“Mercurial and fixed,” “familiar albeit fantastical.” Paradoxical terms such as these came up repeatedly in conversations with painter Jim Butler as he discussed his new "Synaptic Reverb" series on view at New York's Tibor de Nagy Gallery through December 22, 2017. The five glass-inspired large-scale canvases were created over the past two years, and each represents a detailed investigation of the behavior of light passing through glass. The oil on canvas images will tempt you to reach out and touch their intricate detailing and labyrinthine extensions of the glass sculptures, testament to Butler's skill with a brush, but also his keen insights into the qualities that distinguish glass from any other medium.
The Glass Quarterly Hot Sheet had both an email exchange and phone interview with the artist in which he discussed the creative process behind "Synaptic Reverb." Butler addressed the numerous push and pull of opposite polarities in his work, revealing they’re “visual as well as psychological.” He says he begins with the incredibly intense, optical magic of glass, commending its “visual mystery” and “hypnotic hyper-complexity.” His pictures focus on these uniquue aspects of glass and, through painterly translation, explains how they “conjure recognizable worlds fleeting yet ‘fixed’ in time and space.” his answer about how he sees the relationship between glass and paint was intriguing:
"Painting and glass are, for me, flip-sides of the same coin. Both are about optics and color suspended in space…they even share the same compounds to make colors. But most critically, making glass for me is about drawing in three dimensions. Just like using charcoal or a paintbrush, hot-glass responds to inflections of the hand’s gestures, which makes it capable of revealing expressive intent of the mind. What's remarkable about both painting and glass is that both are capable of creating images through illusion, something that immediately struck me the first time I saw glass made. For the past decade I’ve been working to create both paintings and glass sculptures that focus on illusion and personal expression."
Upon seeing such surreal paintings of sculptures, the viewers are left to question whether or not the featured sculptures themselves actually exist. Butler recalled his earlier days as an artist, when he first preferred to paint objects-ones that he found or created himself. Over time, he grew to more thoughtfully create the objects he intended on recreating with paint. As he expanded his expertise in glass, the subjects of his paintings became glass sculptures, allowing him to reach a new level of complexity in both mediums today. His work in glass leads him to new work in paint, and vice versa.
"In order to to invent all of this in pictorial terms it made sense to first sculpt hot-glass personages unique to such an imaginary world. By depicting the fluid yet concrete optics of the small sculptures I make the paintings from, I found I could open a kind of spirit-world populated with strange, vivid figures immersed in shape-shifting spaces. They seemed to bathe in glowing environments of tenuous gravity….a kind of embryonic fluid where up might be down, until its not. Imaginary portraits, I painted them to speak to collective anxiety of what it is to be human.

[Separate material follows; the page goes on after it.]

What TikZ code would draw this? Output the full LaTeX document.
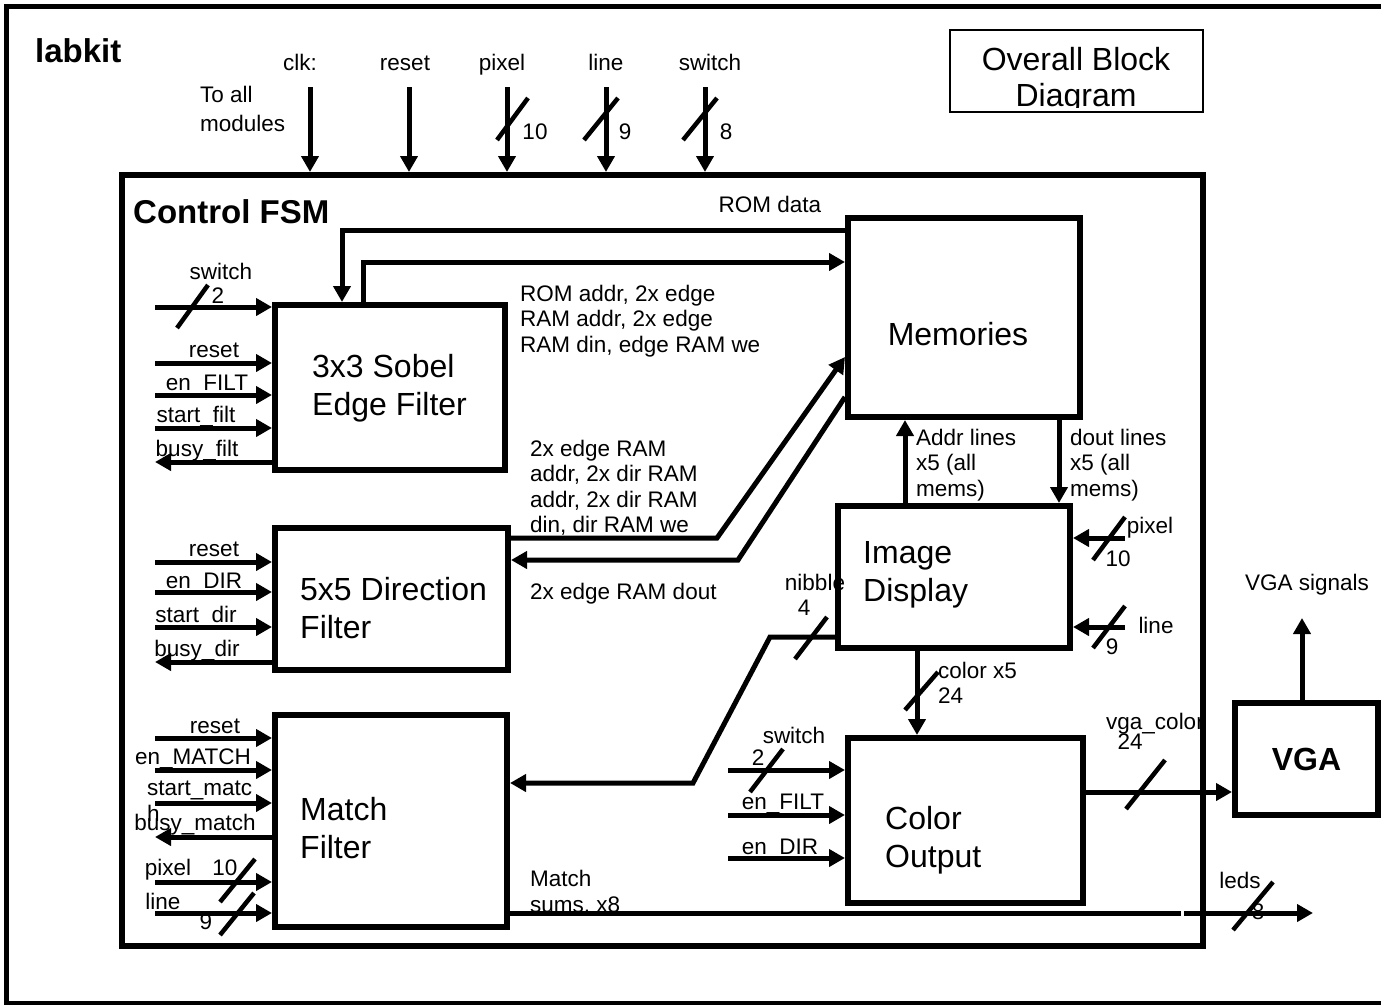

This seemed especially pertinent in our present condition where technology has led our fragile psychologies to a precipice of exciting yet threatening uncertainties."
The transition between glass and painting seems to have opened up a new world for Butler. Where the two collide, anything is possible, he says. Asked to discuss what went into "Synaptic Reverb," from the ideology behind it to titling each piece, his answer was revealing.
"The show’s title "Synaptic Reverb” refers to unpredictable and unstoppable mechanisms of our minds. Literally about how electrical impulses that fire neurons in our brains seems to create consciousness…or the illusion of it. Its amazing that we know something about the science of how this happens but don’t know what or why it is actually being made. Its mind-blowing that all we know as a species seems to be the product of something we can’t even define (consciousness).
The titles of the both the show and the individual paintings were created while being painted. I always start with a visual idea (rather than a literary one) that leads to actual form-making. This could be through formal issues like space, color, texture or it could be about figuration and architecture. In this case I started the paintings with an idea about creating a group of characters. I thought of them as acquaintances of each other and myself…some better known than others but all sitting together, perhaps around a campfire (in fact I’ve started a painting of a glass campfire). As the images developed and I grew to know each of them and would naturally would give them names... just like in real life. Think of it like a painterly analog of a virtual world."
Painting and glass-making is a cyclical, complementary process for Butler. Recently awarded a Visiting Artist Residency at The Corning Museum of Glass, he plans to continue this process of creation and inspiration. He says he’ll be making narrative glass sculptures that do in three dimensions what the pieces in “Synaptic Reverb” do in two. "I find this symbiotic relationship of using glass and painting a perfect fit for me and see lots of unexplored territory ahead.”